Written request>
Extract only the first line of the listing and every line after it up to and including the one with "3500, 6400, 10800];". Omit the pictures.

Collected material>
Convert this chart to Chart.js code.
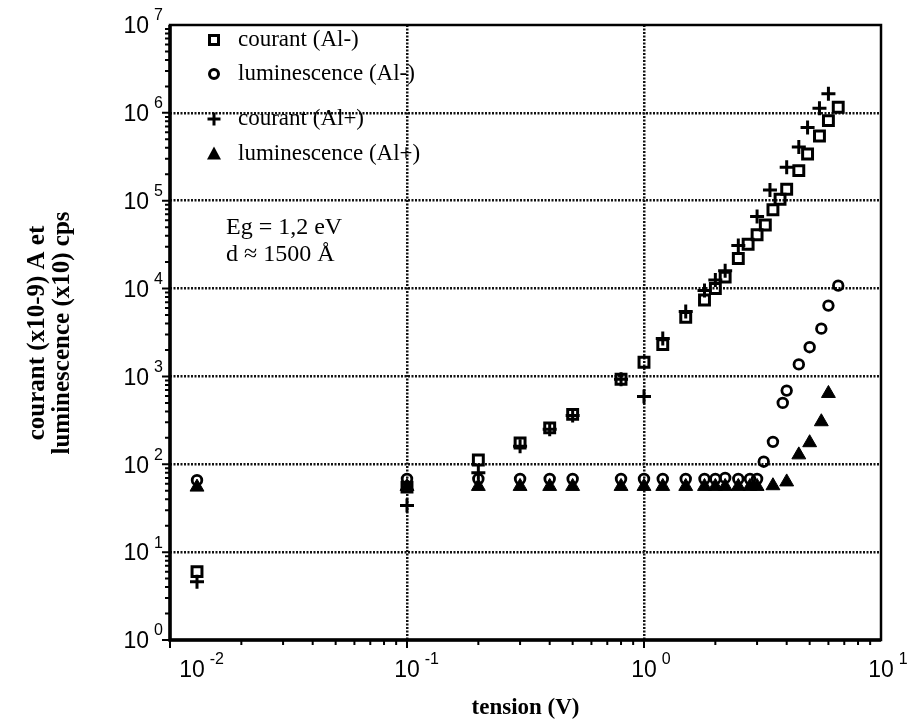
<!DOCTYPE html>
<html>
<head>
<meta charset="utf-8">
<script src="https://cdn.jsdelivr.net/npm/chart.js@4.4.0/dist/chart.umd.min.js"></script>
<style>
  html, body { margin: 0; padding: 0; background: #fff; }
</style>
</head>
<body>
<canvas id="myChart" width="913" height="727"></canvas>
<script>
// tension (V) / courant (Al-), open squares
const courantMoinsX = [0.013, 0.1, 0.2, 0.3, 0.4, 0.5, 0.8, 1.0, 1.2, 1.5, 1.8, 2.0, 2.2, 2.5, 2.75, 3.0, 3.25, 3.5, 3.75, 4.0, 4.5, 4.9, 5.5, 6.0, 6.6];
const courantMoinsY = [6.0, 55, 112, 175, 260, 370, 930, 1450, 2300, 4700, 7400, 10000, 13500, 22000, 32000, 41000, 53000, 79000, 104000, 135000, 220000, 340000, 545000, 815000, 1160000];

// luminescence (Al-), open circles
const lumMoinsX = [0.013, 0.1, 0.2, 0.3, 0.4, 0.5, 0.8, 1.0, 1.2, 1.5, 1.8, 2.0, 2.2, 2.5, 2.8, 3.0, 3.2, 3.5, 3.85, 4.0, 4.5, 5.0, 5.6, 6.0, 6.6];
const lumMoinsY = [66, 68, 68, 68, 68, 68, 68, 68, 68, 68, 68, 68, 70, 68, 68, 68, 107, 180, 500, 690, 1370, 2150, 3500, 6400, 10800];

// courant (Al+), crosses
const courantPlusX = [0.013, 0.1, 0.2, 0.3, 0.4, 0.5, 0.8, 1.0, 1.2, 1.5, 1.8, 2.0, 2.2, 2.5, 3.0, 3.4, 4.0, 4.5, 4.9, 5.5, 6.0];
const courantPlusY = [4.6, 34, 80, 160, 250, 360, 930, 590, 2700, 5500, 9500, 12500, 16000, 31000, 66000, 132000, 240000, 410000, 680000, 1130000, 1650000];

// luminescence (Al+), filled triangles
const lumPlusX = [0.013, 0.1, 0.2, 0.3, 0.4, 0.5, 0.8, 1.0, 1.2, 1.5, 1.8, 2.0, 2.2, 2.5, 2.8, 3.0, 3.5, 4.0, 4.5, 5.0, 5.6, 6.0];
const lumPlusY = [55, 56, 56, 56, 56, 56, 56, 56, 56, 56, 56, 56, 56, 56, 56, 56, 57, 63, 128, 176, 305, 640];

const xExponents = [-2, -1, 0, 1];
const yExponents = [0, 1, 2, 3, 4, 5, 6, 7];

const legendLabels = ['courant (Al-)', 'luminescence (Al-)', 'courant (Al+)', 'luminescence (Al+)'];
const noteLines = ['Eg = 1,2 eV', 'd \u2248 1500 \u00c5'];
const xTitle = 'tension (V)';
const yTitleLines = ['courant (x10-9) A et', 'luminescence (x10) cps'];

function toPoints(xs, ys) {
    return xs.map((v, i) => ({ x: v, y: ys[i] }));
}

function decadeTicks(exps) {
    return exps.map(e => ({ value: Math.pow(10, e) }));
}

function isEdge(value, exps) {
    const e = Math.round(Math.log10(value));
    return e === exps[0] || e === exps[exps.length - 1];
}

const SERIF = '"Liberation Serif", "Times New Roman", serif';
const SANS = '"Liberation Sans", Arial, sans-serif';

function drawMarker(ctx, kind, cx, cy) {
    ctx.save();
    ctx.strokeStyle = '#000';
    ctx.fillStyle = '#000';
    ctx.lineWidth = 3;
    ctx.beginPath();
    if (kind === 'rect') {
        ctx.rect(cx - 4.5, cy - 4.5, 9, 9);
        ctx.stroke();
    } else if (kind === 'circle') {
        ctx.arc(cx, cy, 4.5, 0, Math.PI * 2);
        ctx.stroke();
    } else if (kind === 'cross') {
        ctx.moveTo(cx - 6.5, cy); ctx.lineTo(cx + 6.5, cy);
        ctx.moveTo(cx, cy - 6.5); ctx.lineTo(cx, cy + 6.5);
        ctx.stroke();
    } else {
        ctx.moveTo(cx, cy - 7.5); ctx.lineTo(cx + 7, cy + 5.5); ctx.lineTo(cx - 7, cy + 5.5);
        ctx.closePath();
        ctx.fill();
    }
    ctx.restore();
}

// decorations: frame, log ticks, power-of-ten labels, titles, legend
const decorPlugin = {
    id: 'decor',
    afterDraw(chart) {
        const { ctx, chartArea: a } = chart;
        const xs = chart.scales.x, ys = chart.scales.y;
        ctx.save();
        ctx.strokeStyle = '#000';
        ctx.fillStyle = '#000';

        // frame
        ctx.lineWidth = 2.5;
        ctx.strokeRect(a.left, a.top, a.right - a.left, a.bottom - a.top);
        ctx.lineWidth = 3.5;
        ctx.beginPath();
        ctx.moveTo(a.left, a.top);
        ctx.lineTo(a.left, a.bottom);
        ctx.lineTo(a.right, a.bottom);
        ctx.stroke();

        // log ticks
        ctx.lineWidth = 2;
        ctx.beginPath();
        for (let k = yExponents[0]; k < yExponents[yExponents.length - 1]; k++) {
            for (let m = 1; m <= 9; m++) {
                const py = ys.getPixelForValue(m * Math.pow(10, k));
                const len = m === 1 ? 8 : 5;
                ctx.moveTo(a.left - len, py);
                ctx.lineTo(a.left, py);
            }
        }
        for (let k = xExponents[0]; k < xExponents[xExponents.length - 1]; k++) {
            for (let m = 1; m <= 9; m++) {
                const px = xs.getPixelForValue(m * Math.pow(10, k));
                const len = m === 1 ? 8 : 5;
                ctx.moveTo(px, a.bottom);
                ctx.lineTo(px, a.bottom + len);
            }
        }
        ctx.stroke();

        // y tick labels
        ctx.textBaseline = 'middle';
        yExponents.forEach(e => {
            const py = ys.getPixelForValue(Math.pow(10, e));
            ctx.font = '16px ' + SANS;
            ctx.textAlign = 'right';
            const expText = String(e);
            const ew = ctx.measureText(expText).width;
            ctx.fillText(expText, a.left - 7, py - 9);
            ctx.font = '23px ' + SANS;
            ctx.fillText('10', a.left - 12 - ew, py + 2);
        });

        // x tick labels (first one nudged right, clear of the y labels)
        xExponents.forEach((e, i) => {
            const px = xs.getPixelForValue(Math.pow(10, e)) + (i === 0 ? 22 : 0);
            ctx.font = '23px ' + SANS;
            ctx.textAlign = 'center';
            const w10 = ctx.measureText('10').width;
            ctx.fillText('10', px, a.bottom + 31);
            ctx.font = '16px ' + SANS;
            ctx.textAlign = 'left';
            ctx.fillText(String(e), px + w10 / 2 + 5, a.bottom + 20);
        });

        // axis titles
        ctx.font = 'bold 23px ' + SERIF;
        ctx.textAlign = 'center';
        ctx.fillText(xTitle, (a.left + a.right) / 2, 708);
        ctx.save();
        ctx.translate(0, 333);
        ctx.rotate(-Math.PI / 2);
        ctx.font = 'bold 25px ' + SERIF;
        ctx.fillText(yTitleLines[0], 0, 38);
        ctx.fillText(yTitleLines[1], 0, 63);
        ctx.restore();

        // legend
        const kinds = ['rect', 'circle', 'cross', 'triangle'];
        const rows = [40, 74, 119, 154];
        ctx.font = '23px ' + SERIF;
        ctx.textAlign = 'left';
        legendLabels.forEach((lab, i) => {
            drawMarker(ctx, kinds[i], 214, rows[i]);
            ctx.fillText(lab, 238, rows[i]);
        });

        // note
        ctx.font = '24px ' + SERIF;
        ctx.fillText(noteLines[0], 226, 228);
        ctx.fillText(noteLines[1], 226, 255);

        ctx.restore();
    }
};

function initChart() {
    const ctx = document.getElementById('myChart').getContext('2d');
    const black = '#000';
    new Chart(ctx, {
        type: 'scatter',
        data: {
            datasets: [{
                label: legendLabels[0],
                data: toPoints(courantMoinsX, courantMoinsY),
                pointStyle: 'rect',
                pointRadius: 7,
                borderColor: black,
                backgroundColor: 'rgba(0,0,0,0)',
                borderWidth: 3
            }, {
                label: legendLabels[1],
                data: toPoints(lumMoinsX, lumMoinsY),
                pointStyle: 'circle',
                pointRadius: 4.8,
                borderColor: black,
                backgroundColor: 'rgba(0,0,0,0)',
                borderWidth: 2.8
            }, {
                label: legendLabels[2],
                data: toPoints(courantPlusX, courantPlusY),
                pointStyle: 'cross',
                pointRadius: 7,
                borderColor: black,
                backgroundColor: black,
                borderWidth: 3
            }, {
                label: legendLabels[3],
                data: toPoints(lumPlusX, lumPlusY),
                pointStyle: 'triangle',
                pointRadius: 8,
                borderColor: black,
                backgroundColor: black,
                borderWidth: 1
            }]
        },
        options: {
            responsive: false,
            animation: false,
            events: [],
            layout: {
                padding: { left: 170, right: 32, top: 25, bottom: 87 }
            },
            plugins: {
                legend: { display: false },
                tooltip: { enabled: false }
            },
            scales: {
                x: {
                    type: 'logarithmic',
                    min: 0.01,
                    max: 10,
                    afterBuildTicks: s => { s.ticks = decadeTicks(xExponents); },
                    ticks: { display: false },
                    border: { display: false, dash: [2, 1.5] },
                    grid: {
                        drawTicks: false,
                        lineWidth: 2.5,
                        color: c => (c.tick && !isEdge(c.tick.value, xExponents)) ? '#111' : 'rgba(0,0,0,0)'
                    }
                },
                y: {
                    type: 'logarithmic',
                    min: 1,
                    max: 1e7,
                    afterBuildTicks: s => { s.ticks = decadeTicks(yExponents); },
                    ticks: { display: false },
                    border: { display: false, dash: [2, 1.5] },
                    grid: {
                        drawTicks: false,
                        lineWidth: 2.5,
                        color: c => (c.tick && !isEdge(c.tick.value, yExponents)) ? '#111' : 'rgba(0,0,0,0)'
                    }
                }
            }
        },
        plugins: [decorPlugin]
    });
}

initChart();
</script>
</body>
</html>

Exercise output>
Convert this chart to Chart.js code.
<!DOCTYPE html>
<html>
<head>
<meta charset="utf-8">
<script src="https://cdn.jsdelivr.net/npm/chart.js@4.4.0/dist/chart.umd.min.js"></script>
<style>
  html, body { margin: 0; padding: 0; background: #fff; }
</style>
</head>
<body>
<canvas id="myChart" width="913" height="727"></canvas>
<script>
// tension (V) / courant (Al-), open squares
const courantMoinsX = [0.013, 0.1, 0.2, 0.3, 0.4, 0.5, 0.8, 1.0, 1.2, 1.5, 1.8, 2.0, 2.2, 2.5, 2.75, 3.0, 3.25, 3.5, 3.75, 4.0, 4.5, 4.9, 5.5, 6.0, 6.6];
const courantMoinsY = [6.0, 55, 112, 175, 260, 370, 930, 1450, 2300, 4700, 7400, 10000, 13500, 22000, 32000, 41000, 53000, 79000, 104000, 135000, 220000, 340000, 545000, 815000, 1160000];

// luminescence (Al-), open circles
const lumMoinsX = [0.013, 0.1, 0.2, 0.3, 0.4, 0.5, 0.8, 1.0, 1.2, 1.5, 1.8, 2.0, 2.2, 2.5, 2.8, 3.0, 3.2, 3.5, 3.85, 4.0, 4.5, 5.0, 5.6, 6.0, 6.6];
const lumMoinsY = [66, 68, 68, 68, 68, 68, 68, 68, 68, 68, 68, 68, 70, 68, 68, 68, 107, 180, 500, 690, 1370, 2150, 3500, 6400, 10800];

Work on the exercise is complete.